I noticed recently that one of my preferred online parts dealer lists Super Blue as “no longer available” on their website. But undoubtedly plenty of customers like you (and retailers) didn’t get the memo. On the other hand, a trackside vendor hawking racing gear at a road course the past couple of weekends had some cans of Super Blue for sale on a shelf.
FWIW, if you do a LOT of threshold braking (I do), I highly recommend Castol SRF. Good stuff. Minimal fade. Seems to last me awhile.
Waste of good money. There is plenty more smoke in those wires. Just replace the fuses with ones that carry double the amps, and you'll see.
Make sure the mechanic checks the tension on the hydrophramic sprocket and tops off the blinker fluid. A must!
Changing the fluid and flushing the transmission are two different things.
Changing the fluid is still a good idea. Don’t let them sell you the power flush service for $200, when a drain and fill should be under $60 and maybe less.
1. If you have a new car and plan on keeping it for about 125,000 miles, you are wasting money on synthetic oil because of the cost of synthetic oil.
1. If you plan on keeping it "until the wheels fall off," synthetic oil will ensure that the engine runs indefinitely (my 2000 Malibu has 225,000 miles and does not burn any appreciable amount of oil and I change the oil and filter every 6,000 miles and do not need to add oil between oil changes).

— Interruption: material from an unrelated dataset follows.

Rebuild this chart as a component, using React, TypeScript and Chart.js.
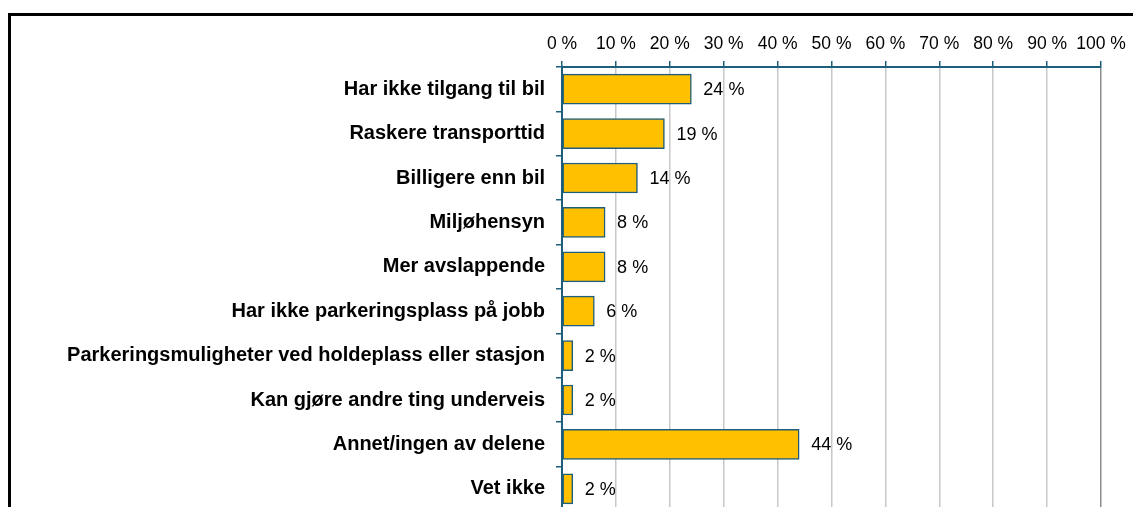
import React, { useEffect, useRef } from "react";
import { Chart, registerables } from "chart.js";

Chart.register(...registerables);

const categories = [
  "Har ikke tilgang til bil",
  "Raskere transporttid",
  "Billigere enn bil",
  "Miljøhensyn",
  "Mer avslappende",
  "Har ikke parkeringsplass på jobb",
  "Parkeringsmuligheter ved holdeplass eller stasjon",
  "Kan gjøre andre ting underveis",
  "Annet/ingen av delene",
  "Vet ikke",
];
const values = [24, 19, 14, 8, 8, 6, 2, 2, 44, 2];
const xTicksMax = 100;
const xTickStep = 10;

const FONT = "'Liberation Sans', Arial, sans-serif";
const TEAL = "#1F5E7A";

const framePlugin = {
  id: "frame",
  afterDraw(chart: any) {
    const ctx = chart.ctx;
    ctx.save();
    ctx.fillStyle = "#000";
    ctx.fillRect(8, 13, 3, chart.height);
    ctx.fillRect(8, 13, chart.width, 3);
    ctx.restore();
  },
};

const valueLabels = {
  id: "valueLabels",
  afterDatasetsDraw(chart: any) {
    const ctx = chart.ctx;
    const meta = chart.getDatasetMeta(0);
    const data = chart.data.datasets[0].data as number[];
    ctx.save();
    ctx.font = `18px ${FONT}`;
    ctx.fillStyle = "#000";
    ctx.textAlign = "left";
    ctx.textBaseline = "middle";
    meta.data.forEach((bar: any, i: number) => {
      ctx.fillText(`${data[i]} %`, bar.x + 12, bar.y + 1);
    });
    ctx.restore();
  },
};

export default function App() {
  const ref = useRef<HTMLCanvasElement>(null);
  useEffect(() => {
    if (!ref.current) return;
    const chart = new Chart(ref.current, {
      type: "bar",
      data: {
        labels: categories,
        datasets: [
          {
            data: values,
            backgroundColor: "#FFC000",
            borderColor: TEAL,
            borderWidth: 1.5,
            borderSkipped: false,
            barThickness: 30,
          },
        ],
      },
      options: {
        indexAxis: "y",
        animation: false,
        responsive: false,
        maintainAspectRatio: false,
        layout: { padding: { left: 0, right: 32, top: 0, bottom: 29 } },
        plugins: {
          legend: { display: false },
          tooltip: { enabled: false },
        },
        scales: {
          x: {
            position: "top",
            min: 0,
            max: xTicksMax,
            ticks: {
              stepSize: xTickStep,
              autoSkip: false,
              color: "#000",
              padding: 6,
              font: { family: FONT, size: 17.5 },
              callback: (v: any) => `${v} %`,
              maxRotation: 0,
            },
            grid: {
              color: (c: any) => (c.tick && c.tick.value === 100 ? "#8C8C8C" : "#C8C8C8"),
              lineWidth: 1.5,
              tickColor: TEAL,
              tickLength: 6,
            },
            border: { color: TEAL, width: 2 },
            afterFit: (s: any) => {
              s.height = 67;
            },
          },
          y: {
            ticks: {
              color: "#000",
              padding: 11,
              font: { family: FONT, size: 20, weight: "bold" },
              autoSkip: false,
            },
            grid: {
              drawOnChartArea: false,
              tickColor: TEAL,
              tickLength: 6,
              lineWidth: 1.5,
              offset: true,
            },
            border: { color: TEAL, width: 2 },
            afterFit: (s: any) => {
              s.width = 562;
            },
          },
        },
      },
      plugins: [framePlugin, valueLabels],
    });
    return () => chart.destroy();
  }, []);
  return (
    <div
      style={{
        position: "fixed",
        left: 0,
        top: 0,
        width: 1133,
        height: 507,
        overflow: "hidden",
        background: "#fff",
      }}
    >
      <canvas ref={ref} width={1133} height={540} style={{ display: "block" }} />
    </div>
  );
}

3. If you buy a used vehicle with less than 50,000 and is less than 5 years old, you can change to synthetic with no issues (but check the oil every 500 miles just to see if you are burning any oil).
4. If you have a car that is older than 5 years and has more than 50,000 miles, you will probably start to burn/leak oil, because the engine has begun to wear and synthetic oil will find those wear points.
5. If you convert to synthetic oil from regular oil and you start to burn oil, you are still getting the protection from synthetic oil, you just need to add oil between oil changes. For instance, in 1992, I bought a 1987 chevy caprice (307 olds engine) with 87,000 miles. It was burning about 1/2 a quart of oil per 1,000 miles. When I switched to synthetic, it started burning about a quart per 1,000 miles. I got rid of the car in 2005 and it had 260,000 miles and still only burned a quart per 1,000 miles. I got rid of it, because it was rusting from the inside out; which cannot be corrected. When it had about 210,000 miles I had to replace the intake manifold gasket; which allowed me to look inside parts of the engine. The inside of the engine was spotless- it looked it had been steam cleaned and coated with oil.
6. If you convert and older car to synthetic there is a risk that when the synthetic will cause a piece of sludge to clog up an oil return hole; which can cause engine failure. My 55 year old mechanic has only seen this happen once in his 30 year career.
By the first sentence, I can see he is not as smart as he thinks. Bias ply are different than radial tires. Either can be 2 ply, 4 ply, 6 ply, 8 ply, 10 ply, etc. Bias refers to the design, not the number of plies.
That used to be the joke pulled on every new mechanic - sending him to all the parts houses in town to find a muffler bearing. Every one was in on the joke and had "just sold" the last one.
Pure BS. The cap on the brake fluid reservoir has a breather hole (hint: brake pads wear down over time). Any competent shop can do a 'boiling point' test on the brake fluid in no time flat and tell you when it's time to change it. And you should (~2 year interval). Moisture in the brake fluid will also in time corrode the brake cylinders - $$$.
I usually do it the first few days of summer and again the first few days of winter. :-)
If you're using your transmission to slow down instead of the brakes you'll save money on brake jobs but at the expense of accelerated clutch wear.
Brakes are always easier and cheaper to replace than a clutch.